The task: Reproduce every line of the material below, but drop the pictures.

* BEGIN Source data *

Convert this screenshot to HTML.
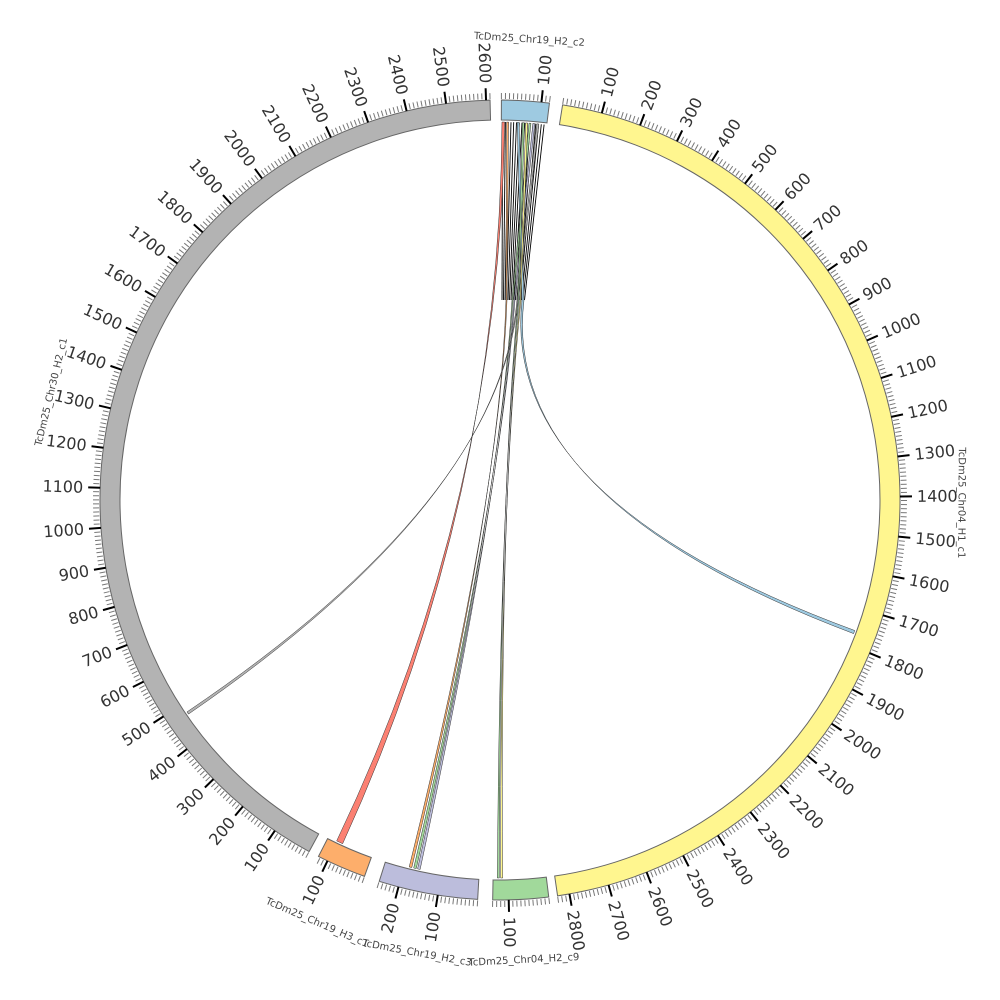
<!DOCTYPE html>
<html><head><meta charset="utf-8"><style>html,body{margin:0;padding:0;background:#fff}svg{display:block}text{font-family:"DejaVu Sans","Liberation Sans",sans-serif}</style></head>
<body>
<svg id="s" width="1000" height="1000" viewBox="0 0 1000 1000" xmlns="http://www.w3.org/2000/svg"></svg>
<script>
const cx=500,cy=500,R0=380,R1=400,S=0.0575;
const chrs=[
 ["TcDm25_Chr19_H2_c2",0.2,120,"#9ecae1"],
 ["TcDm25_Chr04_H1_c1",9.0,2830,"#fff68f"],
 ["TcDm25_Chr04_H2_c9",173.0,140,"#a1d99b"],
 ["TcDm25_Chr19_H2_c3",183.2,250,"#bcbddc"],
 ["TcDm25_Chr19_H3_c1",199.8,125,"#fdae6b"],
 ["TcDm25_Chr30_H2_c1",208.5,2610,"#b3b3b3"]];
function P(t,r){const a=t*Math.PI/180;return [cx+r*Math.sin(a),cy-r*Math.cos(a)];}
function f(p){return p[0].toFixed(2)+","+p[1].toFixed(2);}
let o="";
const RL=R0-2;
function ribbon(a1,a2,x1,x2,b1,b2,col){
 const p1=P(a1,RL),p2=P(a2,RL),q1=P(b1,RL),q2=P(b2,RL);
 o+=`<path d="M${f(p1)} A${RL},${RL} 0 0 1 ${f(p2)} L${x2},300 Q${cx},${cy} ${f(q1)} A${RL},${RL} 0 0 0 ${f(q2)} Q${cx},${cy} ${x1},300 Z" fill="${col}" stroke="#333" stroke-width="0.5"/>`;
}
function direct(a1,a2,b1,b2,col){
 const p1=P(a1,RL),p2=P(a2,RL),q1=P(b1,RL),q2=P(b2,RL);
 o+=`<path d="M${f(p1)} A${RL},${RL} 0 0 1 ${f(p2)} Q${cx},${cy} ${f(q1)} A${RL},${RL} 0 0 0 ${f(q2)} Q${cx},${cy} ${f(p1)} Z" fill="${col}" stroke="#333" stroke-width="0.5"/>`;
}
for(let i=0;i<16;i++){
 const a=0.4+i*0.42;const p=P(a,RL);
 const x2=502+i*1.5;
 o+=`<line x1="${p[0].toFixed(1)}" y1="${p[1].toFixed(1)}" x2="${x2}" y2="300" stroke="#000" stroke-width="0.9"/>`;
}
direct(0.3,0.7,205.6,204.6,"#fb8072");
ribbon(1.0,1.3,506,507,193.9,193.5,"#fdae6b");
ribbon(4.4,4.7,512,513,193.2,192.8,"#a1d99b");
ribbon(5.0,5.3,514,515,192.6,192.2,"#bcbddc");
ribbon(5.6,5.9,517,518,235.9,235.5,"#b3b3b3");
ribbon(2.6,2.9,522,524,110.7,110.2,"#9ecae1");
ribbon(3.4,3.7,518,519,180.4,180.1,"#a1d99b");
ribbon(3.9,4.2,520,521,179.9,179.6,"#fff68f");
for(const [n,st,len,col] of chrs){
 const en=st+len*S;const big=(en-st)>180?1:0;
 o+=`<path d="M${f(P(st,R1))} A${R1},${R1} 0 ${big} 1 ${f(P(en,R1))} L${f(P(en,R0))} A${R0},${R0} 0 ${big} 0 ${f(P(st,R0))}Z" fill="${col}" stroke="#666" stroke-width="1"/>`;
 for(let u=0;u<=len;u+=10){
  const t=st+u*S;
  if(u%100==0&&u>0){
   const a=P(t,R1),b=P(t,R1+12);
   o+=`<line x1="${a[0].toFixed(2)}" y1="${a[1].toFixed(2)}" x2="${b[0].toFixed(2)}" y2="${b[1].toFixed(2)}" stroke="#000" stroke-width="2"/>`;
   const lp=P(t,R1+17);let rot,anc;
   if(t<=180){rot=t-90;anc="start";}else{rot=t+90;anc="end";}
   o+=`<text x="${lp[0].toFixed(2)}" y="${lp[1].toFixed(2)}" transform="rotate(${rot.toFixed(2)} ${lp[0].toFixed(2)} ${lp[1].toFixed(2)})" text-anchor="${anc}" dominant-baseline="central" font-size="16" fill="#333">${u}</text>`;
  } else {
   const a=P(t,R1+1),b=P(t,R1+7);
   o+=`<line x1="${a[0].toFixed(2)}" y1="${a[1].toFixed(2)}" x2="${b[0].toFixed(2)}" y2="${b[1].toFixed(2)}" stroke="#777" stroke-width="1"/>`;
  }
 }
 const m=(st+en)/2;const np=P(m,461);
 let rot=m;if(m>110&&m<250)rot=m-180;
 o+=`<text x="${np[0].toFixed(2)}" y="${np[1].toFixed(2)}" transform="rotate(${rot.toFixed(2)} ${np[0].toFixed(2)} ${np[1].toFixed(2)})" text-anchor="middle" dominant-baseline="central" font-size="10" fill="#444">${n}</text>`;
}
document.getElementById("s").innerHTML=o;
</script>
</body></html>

* END Source data *

Result for this task:
Convert this screenshot to HTML.
<!DOCTYPE html>
<html><head><meta charset="utf-8"><style>html,body{margin:0;padding:0;background:#fff}svg{display:block}text{font-family:"DejaVu Sans","Liberation Sans",sans-serif}</style></head>
<body>
<svg id="s" width="1000" height="1000" viewBox="0 0 1000 1000" xmlns="http://www.w3.org/2000/svg"></svg>
<script>
const cx=500,cy=500,R0=380,R1=400,S=0.0575;
const chrs=[
 ["TcDm25_Chr19_H2_c2",0.2,120,"#9ecae1"],
 ["TcDm25_Chr04_H1_c1",9.0,2830,"#fff68f"],
 ["TcDm25_Chr04_H2_c9",173.0,140,"#a1d99b"],
 ["TcDm25_Chr19_H2_c3",183.2,250,"#bcbddc"],
 ["TcDm25_Chr19_H3_c1",199.8,125,"#fdae6b"],
 ["TcDm25_Chr30_H2_c1",208.5,2610,"#b3b3b3"]];
function P(t,r){const a=t*Math.PI/180;return [cx+r*Math.sin(a),cy-r*Math.cos(a)];}
function f(p){return p[0].toFixed(2)+","+p[1].toFixed(2);}
let o="";
const RL=R0-2;
function ribbon(a1,a2,x1,x2,b1,b2,col){
 const p1=P(a1,RL),p2=P(a2,RL),q1=P(b1,RL),q2=P(b2,RL);
 o+=`<path d="M${f(p1)} A${RL},${RL} 0 0 1 ${f(p2)} L${x2},300 Q${cx},${cy} ${f(q1)} A${RL},${RL} 0 0 0 ${f(q2)} Q${cx},${cy} ${x1},300 Z" fill="${col}" stroke="#333" stroke-width="0.5"/>`;
}
function direct(a1,a2,b1,b2,col){
 const p1=P(a1,RL),p2=P(a2,RL),q1=P(b1,RL),q2=P(b2,RL);
 o+=`<path d="M${f(p1)} A${RL},${RL} 0 0 1 ${f(p2)} Q${cx},${cy} ${f(q1)} A${RL},${RL} 0 0 0 ${f(q2)} Q${cx},${cy} ${f(p1)} Z" fill="${col}" stroke="#333" stroke-width="0.5"/>`;
}
for(let i=0;i<16;i++){
 const a=0.4+i*0.42;const p=P(a,RL);
 const x2=502+i*1.5;
 o+=`<line x1="${p[0].toFixed(1)}" y1="${p[1].toFixed(1)}" x2="${x2}" y2="300" stroke="#000" stroke-width="0.9"/>`;
}
direct(0.3,0.7,205.6,204.6,"#fb8072");
ribbon(1.0,1.3,506,507,193.9,193.5,"#fdae6b");
ribbon(4.4,4.7,512,513,193.2,192.8,"#a1d99b");
ribbon(5.0,5.3,514,515,192.6,192.2,"#bcbddc");
ribbon(5.6,5.9,517,518,235.9,235.5,"#b3b3b3");
ribbon(2.6,2.9,522,524,110.7,110.2,"#9ecae1");
ribbon(3.4,3.7,518,519,180.4,180.1,"#a1d99b");
ribbon(3.9,4.2,520,521,179.9,179.6,"#fff68f");
for(const [n,st,len,col] of chrs){
 const en=st+len*S;const big=(en-st)>180?1:0;
 o+=`<path d="M${f(P(st,R1))} A${R1},${R1} 0 ${big} 1 ${f(P(en,R1))} L${f(P(en,R0))} A${R0},${R0} 0 ${big} 0 ${f(P(st,R0))}Z" fill="${col}" stroke="#666" stroke-width="1"/>`;
 for(let u=0;u<=len;u+=10){
  const t=st+u*S;
  if(u%100==0&&u>0){
   const a=P(t,R1),b=P(t,R1+12);
   o+=`<line x1="${a[0].toFixed(2)}" y1="${a[1].toFixed(2)}" x2="${b[0].toFixed(2)}" y2="${b[1].toFixed(2)}" stroke="#000" stroke-width="2"/>`;
   const lp=P(t,R1+17);let rot,anc;
   if(t<=180){rot=t-90;anc="start";}else{rot=t+90;anc="end";}
   o+=`<text x="${lp[0].toFixed(2)}" y="${lp[1].toFixed(2)}" transform="rotate(${rot.toFixed(2)} ${lp[0].toFixed(2)} ${lp[1].toFixed(2)})" text-anchor="${anc}" dominant-baseline="central" font-size="16" fill="#333">${u}</text>`;
  } else {
   const a=P(t,R1+1),b=P(t,R1+7);
   o+=`<line x1="${a[0].toFixed(2)}" y1="${a[1].toFixed(2)}" x2="${b[0].toFixed(2)}" y2="${b[1].toFixed(2)}" stroke="#777" stroke-width="1"/>`;
  }
 }
 const m=(st+en)/2;const np=P(m,461);
 let rot=m;if(m>110&&m<250)rot=m-180;
 o+=`<text x="${np[0].toFixed(2)}" y="${np[1].toFixed(2)}" transform="rotate(${rot.toFixed(2)} ${np[0].toFixed(2)} ${np[1].toFixed(2)})" text-anchor="middle" dominant-baseline="central" font-size="10" fill="#444">${n}</text>`;
}
document.getElementById("s").innerHTML=o;
</script>
</body></html>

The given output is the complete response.